**Data:**
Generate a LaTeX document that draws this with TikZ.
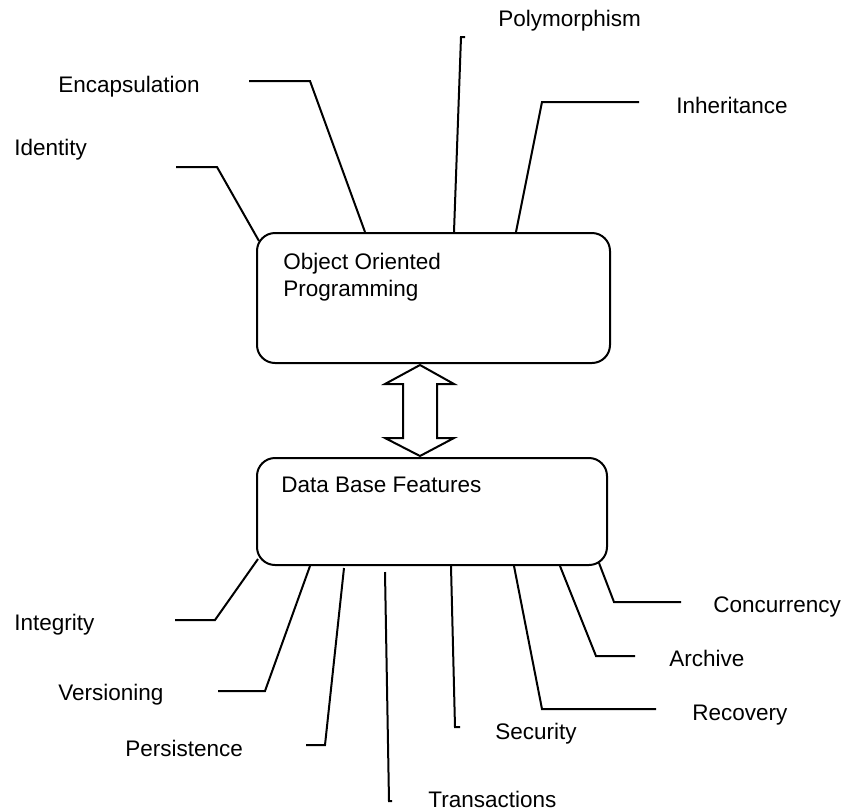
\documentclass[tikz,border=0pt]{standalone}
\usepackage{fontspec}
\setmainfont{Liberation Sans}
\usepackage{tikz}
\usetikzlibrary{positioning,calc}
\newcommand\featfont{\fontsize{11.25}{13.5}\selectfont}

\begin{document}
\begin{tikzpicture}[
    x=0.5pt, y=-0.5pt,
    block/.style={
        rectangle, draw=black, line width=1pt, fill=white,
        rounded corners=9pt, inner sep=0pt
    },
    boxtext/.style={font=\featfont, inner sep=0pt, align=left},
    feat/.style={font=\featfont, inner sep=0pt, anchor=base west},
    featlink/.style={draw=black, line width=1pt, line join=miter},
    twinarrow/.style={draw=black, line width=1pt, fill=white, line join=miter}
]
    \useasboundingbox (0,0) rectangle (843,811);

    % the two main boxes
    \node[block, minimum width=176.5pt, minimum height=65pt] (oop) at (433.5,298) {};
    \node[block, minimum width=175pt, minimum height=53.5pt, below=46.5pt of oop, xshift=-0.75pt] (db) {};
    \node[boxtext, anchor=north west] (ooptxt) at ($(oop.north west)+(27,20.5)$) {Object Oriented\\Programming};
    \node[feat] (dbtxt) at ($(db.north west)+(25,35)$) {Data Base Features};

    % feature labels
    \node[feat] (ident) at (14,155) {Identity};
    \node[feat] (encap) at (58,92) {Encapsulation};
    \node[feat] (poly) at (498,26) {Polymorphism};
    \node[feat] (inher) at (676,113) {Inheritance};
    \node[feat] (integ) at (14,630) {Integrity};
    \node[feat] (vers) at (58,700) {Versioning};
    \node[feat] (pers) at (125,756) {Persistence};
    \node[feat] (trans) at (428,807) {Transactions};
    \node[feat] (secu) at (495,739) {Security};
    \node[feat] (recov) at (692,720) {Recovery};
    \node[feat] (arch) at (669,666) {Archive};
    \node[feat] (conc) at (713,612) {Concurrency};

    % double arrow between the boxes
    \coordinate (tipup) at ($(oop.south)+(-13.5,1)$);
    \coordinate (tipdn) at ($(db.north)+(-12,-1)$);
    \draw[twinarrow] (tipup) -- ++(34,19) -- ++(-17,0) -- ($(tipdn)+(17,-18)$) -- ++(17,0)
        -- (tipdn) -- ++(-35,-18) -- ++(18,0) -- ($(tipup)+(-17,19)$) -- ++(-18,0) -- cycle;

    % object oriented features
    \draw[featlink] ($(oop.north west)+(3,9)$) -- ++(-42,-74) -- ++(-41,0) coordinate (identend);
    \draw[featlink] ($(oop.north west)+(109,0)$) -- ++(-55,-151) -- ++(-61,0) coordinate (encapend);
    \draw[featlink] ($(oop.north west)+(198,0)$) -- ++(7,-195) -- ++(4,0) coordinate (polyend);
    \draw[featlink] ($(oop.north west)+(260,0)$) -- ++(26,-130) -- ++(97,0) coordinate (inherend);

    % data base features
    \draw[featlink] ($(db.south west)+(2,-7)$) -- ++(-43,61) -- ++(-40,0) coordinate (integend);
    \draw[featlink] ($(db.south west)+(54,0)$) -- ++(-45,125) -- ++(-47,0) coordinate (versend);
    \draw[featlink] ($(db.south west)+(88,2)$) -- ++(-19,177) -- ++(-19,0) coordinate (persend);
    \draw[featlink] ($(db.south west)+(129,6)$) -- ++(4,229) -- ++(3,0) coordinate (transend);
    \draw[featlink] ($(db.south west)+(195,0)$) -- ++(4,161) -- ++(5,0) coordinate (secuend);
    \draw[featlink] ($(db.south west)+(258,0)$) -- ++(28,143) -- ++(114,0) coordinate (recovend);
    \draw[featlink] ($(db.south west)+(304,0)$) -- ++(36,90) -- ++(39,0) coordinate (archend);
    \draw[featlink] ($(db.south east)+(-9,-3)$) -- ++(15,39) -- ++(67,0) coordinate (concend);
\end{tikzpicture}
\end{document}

**Requirements:** Reproduce all of the data exactly; the pictures do not belong in the copy.

**Exercise answer:**
Generate a LaTeX document that draws this with TikZ.
\documentclass[tikz,border=0pt]{standalone}
\usepackage{fontspec}
\setmainfont{Liberation Sans}
\usepackage{tikz}
\usetikzlibrary{positioning,calc}
\newcommand\featfont{\fontsize{11.25}{13.5}\selectfont}

\begin{document}
\begin{tikzpicture}[
    x=0.5pt, y=-0.5pt,
    block/.style={
        rectangle, draw=black, line width=1pt, fill=white,
        rounded corners=9pt, inner sep=0pt
    },
    boxtext/.style={font=\featfont, inner sep=0pt, align=left},
    feat/.style={font=\featfont, inner sep=0pt, anchor=base west},
    featlink/.style={draw=black, line width=1pt, line join=miter},
    twinarrow/.style={draw=black, line width=1pt, fill=white, line join=miter}
]
    \useasboundingbox (0,0) rectangle (843,811);

    % the two main boxes
    \node[block, minimum width=176.5pt, minimum height=65pt] (oop) at (433.5,298) {};
    \node[block, minimum width=175pt, minimum height=53.5pt, below=46.5pt of oop, xshift=-0.75pt] (db) {};
    \node[boxtext, anchor=north west] (ooptxt) at ($(oop.north west)+(27,20.5)$) {Object Oriented\\Programming};
    \node[feat] (dbtxt) at ($(db.north west)+(25,35)$) {Data Base Features};

    % feature labels
    \node[feat] (ident) at (14,155) {Identity};
    \node[feat] (encap) at (58,92) {Encapsulation};
    \node[feat] (poly) at (498,26) {Polymorphism};
    \node[feat] (inher) at (676,113) {Inheritance};
    \node[feat] (integ) at (14,630) {Integrity};
    \node[feat] (vers) at (58,700) {Versioning};
    \node[feat] (pers) at (125,756) {Persistence};
    \node[feat] (trans) at (428,807) {Transactions};
    \node[feat] (secu) at (495,739) {Security};
    \node[feat] (recov) at (692,720) {Recovery};
    \node[feat] (arch) at (669,666) {Archive};
    \node[feat] (conc) at (713,612) {Concurrency};

    % double arrow between the boxes
    \coordinate (tipup) at ($(oop.south)+(-13.5,1)$);
    \coordinate (tipdn) at ($(db.north)+(-12,-1)$);
    \draw[twinarrow] (tipup) -- ++(34,19) -- ++(-17,0) -- ($(tipdn)+(17,-18)$) -- ++(17,0)
        -- (tipdn) -- ++(-35,-18) -- ++(18,0) -- ($(tipup)+(-17,19)$) -- ++(-18,0) -- cycle;

    % object oriented features
    \draw[featlink] ($(oop.north west)+(3,9)$) -- ++(-42,-74) -- ++(-41,0) coordinate (identend);
    \draw[featlink] ($(oop.north west)+(109,0)$) -- ++(-55,-151) -- ++(-61,0) coordinate (encapend);
    \draw[featlink] ($(oop.north west)+(198,0)$) -- ++(7,-195) -- ++(4,0) coordinate (polyend);
    \draw[featlink] ($(oop.north west)+(260,0)$) -- ++(26,-130) -- ++(97,0) coordinate (inherend);

    % data base features
    \draw[featlink] ($(db.south west)+(2,-7)$) -- ++(-43,61) -- ++(-40,0) coordinate (integend);
    \draw[featlink] ($(db.south west)+(54,0)$) -- ++(-45,125) -- ++(-47,0) coordinate (versend);
    \draw[featlink] ($(db.south west)+(88,2)$) -- ++(-19,177) -- ++(-19,0) coordinate (persend);
    \draw[featlink] ($(db.south west)+(129,6)$) -- ++(4,229) -- ++(3,0) coordinate (transend);
    \draw[featlink] ($(db.south west)+(195,0)$) -- ++(4,161) -- ++(5,0) coordinate (secuend);
    \draw[featlink] ($(db.south west)+(258,0)$) -- ++(28,143) -- ++(114,0) coordinate (recovend);
    \draw[featlink] ($(db.south west)+(304,0)$) -- ++(36,90) -- ++(39,0) coordinate (archend);
    \draw[featlink] ($(db.south east)+(-9,-3)$) -- ++(15,39) -- ++(67,0) coordinate (concend);
\end{tikzpicture}
\end{document}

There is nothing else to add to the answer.